* **Challenge**
Print only the lines from the top of the data through the line with "ax = fig.add_axes([0.137, 0.157, 0.82, 0.7686])", both included, skipping every picture.

* **Data provided**
________________________________________

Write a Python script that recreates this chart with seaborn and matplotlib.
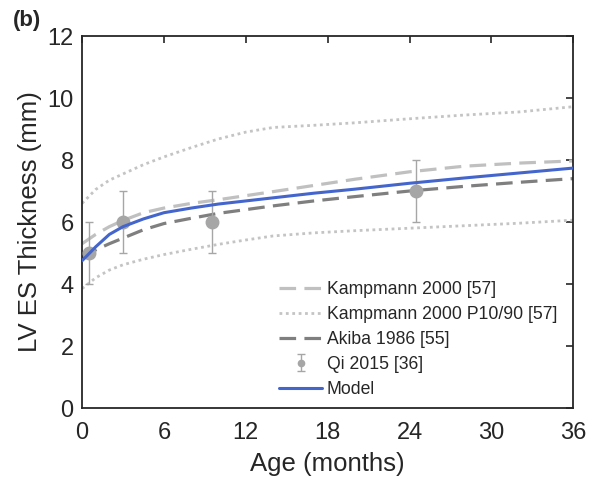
import matplotlib
matplotlib.use("Agg")
import matplotlib.pyplot as plt
import seaborn as sns
import numpy as np
import pandas as pd

ages = [0, 1, 2, 3, 4.5, 6, 8, 10, 12, 14, 17, 20, 24, 28, 32, 36]
model = [4.75, 5.2, 5.6, 5.85, 6.1, 6.3, 6.45, 6.58, 6.68, 6.78, 6.93, 7.06, 7.25, 7.42, 7.58, 7.74]
kampmann = [5.3, 5.6, 5.85, 6.05, 6.3, 6.45, 6.6, 6.72, 6.85, 6.98, 7.18, 7.38, 7.62, 7.8, 7.9, 7.97]
akiba = [4.85, 5.1, 5.3, 5.48, 5.75, 5.95, 6.12, 6.28, 6.4, 6.52, 6.68, 6.82, 7.0, 7.15, 7.28, 7.4]
kamp_p90 = [6.6, 7.05, 7.35, 7.55, 7.85, 8.1, 8.4, 8.68, 8.9, 9.05, 9.12, 9.2, 9.33, 9.45, 9.55, 9.72]
kamp_p10 = [3.85, 4.2, 4.45, 4.62, 4.8, 4.95, 5.12, 5.28, 5.42, 5.55, 5.65, 5.72, 5.8, 5.88, 5.96, 6.06]

qi_age = [0.5, 3.0, 9.5, 24.5]
qi_val = [5.0, 6.0, 6.0, 7.0]
qi_err = [1.0, 1.0, 1.0, 1.0]

xticks = [0, 6, 12, 18, 24, 30, 36]
yticks = [0, 2, 4, 6, 8, 10, 12]

sns.set_style("white")
plt.rcParams['font.family'] = ['Liberation Sans', 'DejaVu Sans']

fig = plt.figure(figsize=(5.99, 4.84), dpi=100)
ax = fig.add_axes([0.137, 0.157, 0.82, 0.7686])

sns.lineplot(x=ages, y=kampmann, ax=ax, color='#c0c0c0', lw=2.3,
             label='Kampmann 2000 [57]', linestyle=(0, (5.2, 2.6)))
sns.lineplot(x=ages, y=kamp_p90, ax=ax, color='#c4c4c4', lw=2.0,
             label='Kampmann 2000 P10/90 [57]', linestyle=(0, (1, 1.3)))
sns.lineplot(x=ages, y=kamp_p10, ax=ax, color='#c4c4c4', lw=2.0,
             linestyle=(0, (1, 1.3)))
sns.lineplot(x=ages, y=akiba, ax=ax, color='#7f7f7f', lw=2.3,
             label='Akiba 1986 [55]', linestyle=(0, (5.2, 2.6)))
ax.errorbar(qi_age, qi_val, yerr=qi_err, fmt='o', color='#a6a6a6', ms=9,
            elinewidth=1.0, capsize=3, capthick=1.0, label='Qi 2015 [36]', zorder=3)
sns.lineplot(x=ages, y=model, ax=ax, color='#4466cc', lw=2.2, label='Model', zorder=4)

ax.set_xlim(0, 36)
ax.set_ylim(0, 12)
ax.set_xticks(xticks)
ax.set_yticks(yticks)
ax.tick_params(direction='in', length=5, width=1.2, top=True, right=True,
               labelsize=17, colors='#262626', pad=6)
ax.tick_params(axis='x', pad=10)
for s in ax.spines.values():
    s.set_linewidth(1.3)
    s.set_color('#262626')
ax.set_xlabel('Age (months)', fontsize=18.5, color='#262626', labelpad=6)
ax.set_ylabel('LV ES Thickness (mm)', fontsize=18.5, color='#262626', labelpad=4)

handles, labels = ax.get_legend_handles_labels()
order = ['Kampmann 2000 [57]', 'Kampmann 2000 P10/90 [57]', 'Akiba 1986 [55]', 'Qi 2015 [36]', 'Model']
hmap = dict(zip(labels, handles))
leg = ax.legend([hmap[l] for l in order], order, loc='lower right', frameon=False,
                fontsize=12.7, handlelength=2.4, handletextpad=0.3, labelspacing=0.45,
                bbox_to_anchor=(1.0, -0.015), markerscale=0.5)

fig.text(0.022, 0.958, '(b)', fontsize=16, fontweight='bold', va='center', ha='left')

fig.savefig('out.png', dpi=100)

________________________________________

* **Output of the exercise**
Write a Python script that recreates this chart with seaborn and matplotlib.
import matplotlib
matplotlib.use("Agg")
import matplotlib.pyplot as plt
import seaborn as sns
import numpy as np
import pandas as pd

ages = [0, 1, 2, 3, 4.5, 6, 8, 10, 12, 14, 17, 20, 24, 28, 32, 36]
model = [4.75, 5.2, 5.6, 5.85, 6.1, 6.3, 6.45, 6.58, 6.68, 6.78, 6.93, 7.06, 7.25, 7.42, 7.58, 7.74]
kampmann = [5.3, 5.6, 5.85, 6.05, 6.3, 6.45, 6.6, 6.72, 6.85, 6.98, 7.18, 7.38, 7.62, 7.8, 7.9, 7.97]
akiba = [4.85, 5.1, 5.3, 5.48, 5.75, 5.95, 6.12, 6.28, 6.4, 6.52, 6.68, 6.82, 7.0, 7.15, 7.28, 7.4]
kamp_p90 = [6.6, 7.05, 7.35, 7.55, 7.85, 8.1, 8.4, 8.68, 8.9, 9.05, 9.12, 9.2, 9.33, 9.45, 9.55, 9.72]
kamp_p10 = [3.85, 4.2, 4.45, 4.62, 4.8, 4.95, 5.12, 5.28, 5.42, 5.55, 5.65, 5.72, 5.8, 5.88, 5.96, 6.06]

qi_age = [0.5, 3.0, 9.5, 24.5]
qi_val = [5.0, 6.0, 6.0, 7.0]
qi_err = [1.0, 1.0, 1.0, 1.0]

xticks = [0, 6, 12, 18, 24, 30, 36]
yticks = [0, 2, 4, 6, 8, 10, 12]

sns.set_style("white")
plt.rcParams['font.family'] = ['Liberation Sans', 'DejaVu Sans']

fig = plt.figure(figsize=(5.99, 4.84), dpi=100)
ax = fig.add_axes([0.137, 0.157, 0.82, 0.7686])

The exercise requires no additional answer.